Task to carry out
Skip all pictures, then copy the lines from the start of the data through the line with "RED = '#f00020'", keeping both ends.

Source material
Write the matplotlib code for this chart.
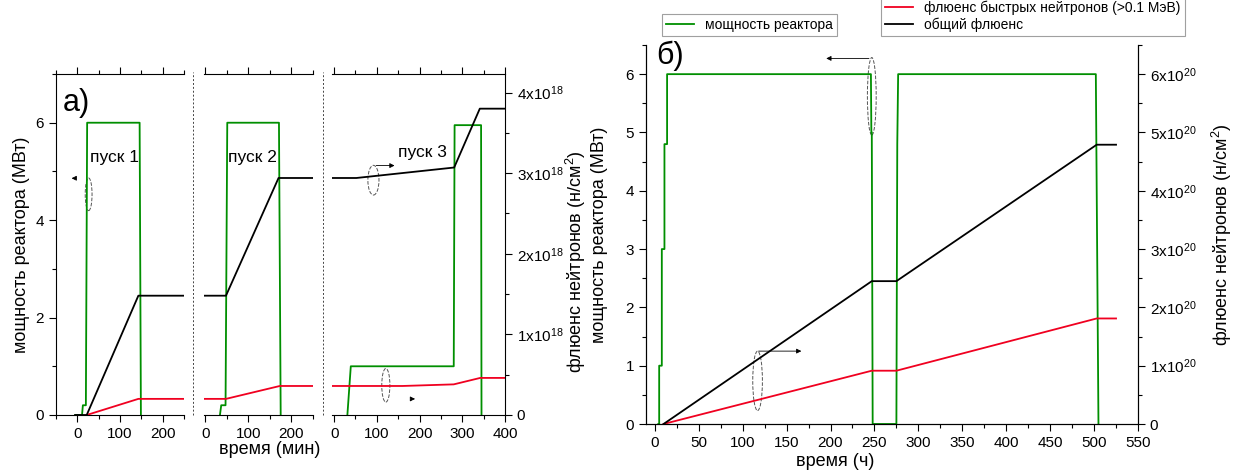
import matplotlib
matplotlib.use("Agg")
import matplotlib.pyplot as plt
from matplotlib.patches import Ellipse
from matplotlib.lines import Line2D
from matplotlib.ticker import MultipleLocator, FuncFormatter

plt.rcParams['font.family'] = ['Liberation Sans', 'DejaVu Sans']
plt.rcParams['mathtext.fontset'] = 'custom'
plt.rcParams['mathtext.rm'] = 'Liberation Sans'
plt.rcParams['mathtext.it'] = 'Liberation Sans:italic'
plt.rcParams['mathtext.bf'] = 'Liberation Sans:bold'

GREEN = '#008f00'
RED = '#f00020'

# ---- panel a) : three runs, time in minutes, fluence in 1e18 n/cm2
a1_t_pow = [-5, 11, 13, 20, 23, 146, 149]
a1_pow = [0, 0, 0.2, 0.2, 6.0, 6.0, 0]
a1_t_total = [-5, 22, 143, 250]
a1_total = [0, 0, 1.48, 1.48]
a1_t_fast = [22, 143, 250]
a1_fast = [0, 0.2, 0.2]

a2_t_pow = [34, 37, 47, 51, 171, 175]
a2_pow = [0, 0.2, 0.2, 6.0, 6.0, 0]
a2_t_total = [-3, 48, 170, 250]
a2_total = [1.48, 1.48, 2.94, 2.94]
a2_t_fast = [-3, 48, 173, 250]
a2_fast = [0.2, 0.2, 0.36, 0.36]

a3_t_pow = [31, 39, 280, 282, 344, 345]
a3_pow = [0, 1.0, 1.0, 5.95, 5.95, 0]
a3_t_total = [-5, 52, 281, 341, 400]
a3_total = [2.94, 2.94, 3.07, 3.80, 3.80]
a3_t_fast = [-5, 160, 280, 342, 400]
a3_fast = [0.36, 0.36, 0.38, 0.46, 0.46]

# ---- panel b) : time in hours, fluence in 1e20 n/cm2
b_t_pow = [4, 5, 5, 8, 8, 11, 11, 14, 14, 246, 246.5, 247, 248, 275, 276, 276, 277, 502, 505]
b_pow = [0, 0, 1, 1, 3, 3, 4.8, 4.8, 6, 6, 5.0, 5.0, 0, 0, 4.8, 4.8, 6, 6, 0]
b_t_flu = [10, 247, 275, 503, 525]
b_total = [0, 2.45, 2.45, 4.79, 4.79]
b_fast = [0, 0.914, 0.914, 1.81, 1.81]

W, H = 1238, 470
fig = plt.figure(figsize=(W / 100, H / 100), dpi=100)


def px_axes(x0, y0, x1, y1):
    return fig.add_axes([x0 / W, 1 - y1 / H, (x1 - x0) / W, (y1 - y0) / H])


def sci_fmt(power):
    def f(v, pos):
        if abs(v) < 1e-9:
            return '0'
        return '%gx10$^{%d}$' % (v, power)
    return FuncFormatter(f)


def style_ticks(ax):
    ax.tick_params(which='major', length=5, width=0.8, labelsize=11)
    ax.tick_params(which='minor', length=3, width=0.8)


# panel a layout
subs = [
    ((56, 74, 184, 415), (-50, 250), a1_t_pow, a1_pow, a1_t_total, a1_total, a1_t_fast, a1_fast),
    ((204, 74, 313, 415), (-3, 250), a2_t_pow, a2_pow, a2_t_total, a2_total, a2_t_fast, a2_fast),
    ((332, 74, 505, 415), (-5, 400), a3_t_pow, a3_pow, a3_t_total, a3_total, a3_t_fast, a3_fast),
]
a_axes = []
for i, (box, xl, tp, p, tt, tot, tf, fa) in enumerate(subs):
    ax = px_axes(*box)
    ax.patch.set_alpha(0)
    ax2 = ax.twinx()
    ax.plot(tp, p, color=GREEN, lw=1.3)
    ax2.plot(tf, fa, color=RED, lw=1.3)
    ax2.plot(tt, tot, color='k', lw=1.3)
    ax.set_xlim(*xl)
    ax.set_ylim(0, 7)
    ax2.set_ylim(0, 4.23)
    ax.xaxis.set_major_locator(MultipleLocator(100))
    ax.xaxis.set_minor_locator(MultipleLocator(50))
    ax.yaxis.set_major_locator(MultipleLocator(2))
    ax.yaxis.set_minor_locator(MultipleLocator(1))
    ax2.yaxis.set_major_locator(MultipleLocator(1))
    ax2.yaxis.set_minor_locator(MultipleLocator(0.5))
    ax2.yaxis.set_major_formatter(sci_fmt(18))
    for a in (ax, ax2):
        style_ticks(a)
        for s in ('right', 'left', 'top', 'bottom'):
            a.spines[s].set_visible(False)
    ax.spines['bottom'].set_visible(True)
    ax.spines['top'].set_visible(True)
    ax.tick_params(axis='x', which='both', top=True)
    if i == 0:
        ax.spines['left'].set_visible(True)
    else:
        ax.tick_params(axis='y', which='both', left=False, labelleft=False)
    if i == 2:
        ax2.spines['right'].set_visible(True)
    else:
        ax2.tick_params(axis='y', which='both', right=False, labelright=False)
    a_axes.append(ax)

ax1, ax2_, ax3 = a_axes

# dashed ellipses and small arrows
ax1.add_patch(Ellipse((26.5, 4.53), 16, 0.67, fill=False, ls='--', lw=0.7, ec='#555555', clip_on=False))
ax1.annotate('', xy=(-20, 4.86), xytext=(-2, 4.86),
             arrowprops=dict(arrowstyle='-|>', color='k', lw=0.6, mutation_scale=7))
ax3.add_patch(Ellipse((92, 4.82), 26, 0.61, fill=False, ls='--', lw=0.7, ec='#555555'))
ax3.annotate('', xy=(148, 5.12), xytext=(92, 5.12),
             arrowprops=dict(arrowstyle='-|>', color='k', lw=0.6, mutation_scale=7))
ax3.add_patch(Ellipse((121, 0.61), 19, 0.69, fill=False, ls='--', lw=0.7, ec='#555555'))
ax3.annotate('', xy=(196, 0.33), xytext=(174, 0.33),
             arrowprops=dict(arrowstyle='-|>', color='k', lw=0.6, mutation_scale=7))

for xpx in (193, 323):
    fig.add_artist(Line2D([xpx / W, xpx / W], [1 - 415 / H, 1 - 72 / H], transform=fig.transFigure,
                          ls=(0, (2, 2)), color='#444444', lw=0.7))

fig.text(63 / W, 1 - 103 / H, 'a)', fontsize=22, va='center', ha='left')
fig.text(114 / W, 1 - 158 / H, 'пуск 1', fontsize=12.5, va='center', ha='center')
fig.text(252 / W, 1 - 158 / H, 'пуск 2', fontsize=12.5, va='center', ha='center')
fig.text(422 / W, 1 - 152 / H, 'пуск 3', fontsize=12.5, va='center', ha='center')
fig.text(22 / W, 1 - 245 / H, 'мощность реактора (МВт)', rotation=90, fontsize=13, va='center', ha='center')
fig.text(576 / W, 1 - 262 / H, 'флюенс нейтронов (н/см$^2$)', rotation=90, fontsize=13, va='center', ha='center')
fig.text(270 / W, 1 - 450 / H, 'время (мин)', fontsize=13, va='center', ha='center')

# panel b
axb = px_axes(646, 45, 1138, 424)
axb.patch.set_alpha(0)
axb2 = axb.twinx()
l_pow, = axb.plot(b_t_pow, b_pow, color=GREEN, lw=1.3)
l_fast, = axb2.plot(b_t_flu, b_fast, color=RED, lw=1.3)
l_tot, = axb2.plot(b_t_flu, b_total, color='k', lw=1.3)
axb.set_xlim(-10, 550)
axb.set_ylim(0, 6.5)
axb2.set_ylim(0, 6.5)
axb.xaxis.set_major_locator(MultipleLocator(50))
axb.xaxis.set_minor_locator(MultipleLocator(25))
axb.yaxis.set_major_locator(MultipleLocator(1))
axb.yaxis.set_minor_locator(MultipleLocator(0.5))
axb2.yaxis.set_major_locator(MultipleLocator(1))
axb2.yaxis.set_minor_locator(MultipleLocator(0.5))
axb2.yaxis.set_major_formatter(sci_fmt(20))
for a in (axb, axb2):
    style_ticks(a)
    a.spines['top'].set_visible(False)

axb.add_patch(Ellipse((247, 5.62), 10, 1.33, fill=False, ls='--', lw=0.7, ec='#555555'))
axb.annotate('', xy=(192, 6.27), xytext=(247, 6.27),
             arrowprops=dict(arrowstyle='-|>', color='k', lw=0.6, mutation_scale=7))
axb.add_patch(Ellipse((117, 0.74), 11, 1.02, fill=False, ls='--', lw=0.7, ec='#555555'))
axb.annotate('', xy=(170, 1.25), xytext=(115, 1.25),
             arrowprops=dict(arrowstyle='-|>', color='k', lw=0.6, mutation_scale=7))

fig.text(656 / W, 1 - 56 / H, 'б)', fontsize=22, va='center', ha='left')
fig.text(600 / W, 1 - 235 / H, 'мощность реактора (МВт)', rotation=90, fontsize=13, va='center', ha='center')
fig.text(1222 / W, 1 - 235 / H, 'флюенс нейтронов (н/см$^2$)', rotation=90, fontsize=13, va='center', ha='center')
fig.text(835 / W, 1 - 461 / H, 'время (ч)', fontsize=13, va='center', ha='center')

leg1 = fig.legend([l_pow], ['мощность реактора'], loc='upper left',
                  bbox_to_anchor=(655 / W, 1 - 7 / H), fontsize=10, frameon=True, fancybox=False,
                  handlelength=2.0, borderpad=0.3, edgecolor='#888888')
leg2 = fig.legend([l_fast, l_tot], ['флюенс быстрых нейтронов (>0.1 МэВ)', 'общий флюенс'],
                  loc='lower left', bbox_to_anchor=(874 / W, 1 - 43 / H), fontsize=10, frameon=True,
                  fancybox=False, handlelength=2.0, borderpad=0.3, labelspacing=0.2, edgecolor='#888888')
for lg in (leg1, leg2):
    lg.get_frame().set_linewidth(0.8)

fig.savefig('out.png', dpi=100)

Task solution
Write the matplotlib code for this chart.
import matplotlib
matplotlib.use("Agg")
import matplotlib.pyplot as plt
from matplotlib.patches import Ellipse
from matplotlib.lines import Line2D
from matplotlib.ticker import MultipleLocator, FuncFormatter

plt.rcParams['font.family'] = ['Liberation Sans', 'DejaVu Sans']
plt.rcParams['mathtext.fontset'] = 'custom'
plt.rcParams['mathtext.rm'] = 'Liberation Sans'
plt.rcParams['mathtext.it'] = 'Liberation Sans:italic'
plt.rcParams['mathtext.bf'] = 'Liberation Sans:bold'

GREEN = '#008f00'
RED = '#f00020'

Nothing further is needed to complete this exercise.